To do that, in the general case 2x2 or 4x4 matrix formalism are employed (see e.g. Article Generalized matrix method for calculation of internal light ...

Article Modelling IR spectra of polycrystalline materials in the lar...

Thanks Thomas. I haven't done anything with this project since asking the question, but you just revived my interest.

I'm going to end this thread. Thanks again.

A=1-R-T

can we get absorbance from reflectance through this formula??

(1-R)2/ 2R*2.30= Absorbance

Iqra Khalid There are a lot of different kinds of absorbances... (specular) reflectance absorbance, transmittance absorbance and, what you mention would be, (diffuse) reflectance absorbance. I would advise against using any of them, but the last one is probably the worst (approximation)...

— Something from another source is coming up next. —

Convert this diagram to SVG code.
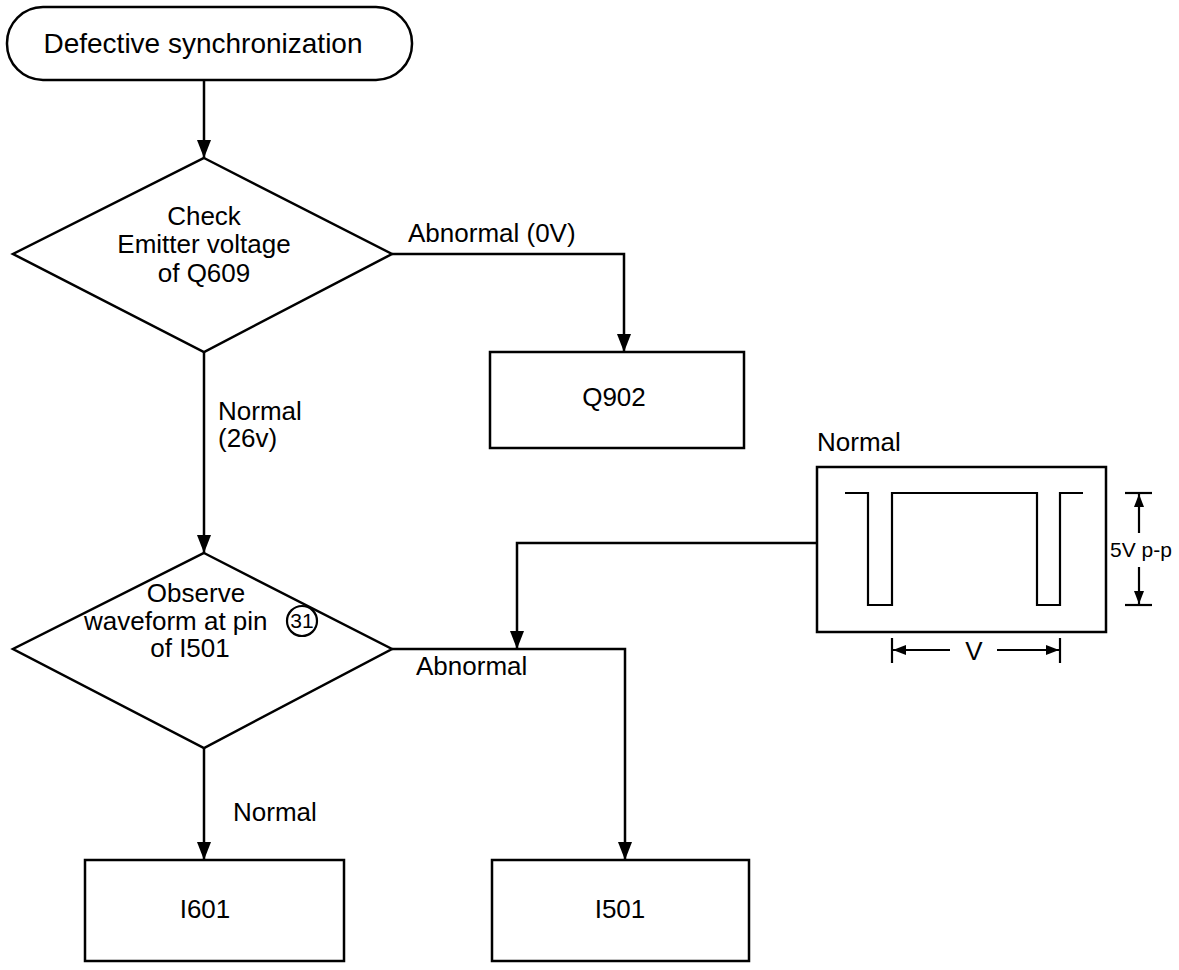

Dear Thomas Mayerhöfer I have results of the DRS test for my samples, I wanna convert these R-Wavelength data to Abs-Wavelength, Would you please help me to how can I do it?

According to the Kubelka-Munk theory, K should be identical to the absorption coefficient. Accordingly you would have to evaluate the product 4*Pi*K*d/lamda where d is the length of the lightpath to obtain absorbance.

Can some one explain me why blue shift in UV absorbance was observed after cobalt doping ???

When you think about reflectance in this way, converting between transmittance and reflectance is rather simple. The transmittance (through the coating/interface) is simply T = 1-R. ... Conversely, for other conditions, light could be totally reflected with zero coupled across the interface.

Here are very detailed explanations of the connections between the two quantities, certainly also valid for other spectral ranges:

Preprint Wave optics in Infrared Spectroscopy

Gul Bint Ghulam dear, as I know that you have a doping to ZnO, the Fermi energy level rises to near the conduction band edge, as a result the band gap value increases, which is defined as the blue shift. I hope it is ok.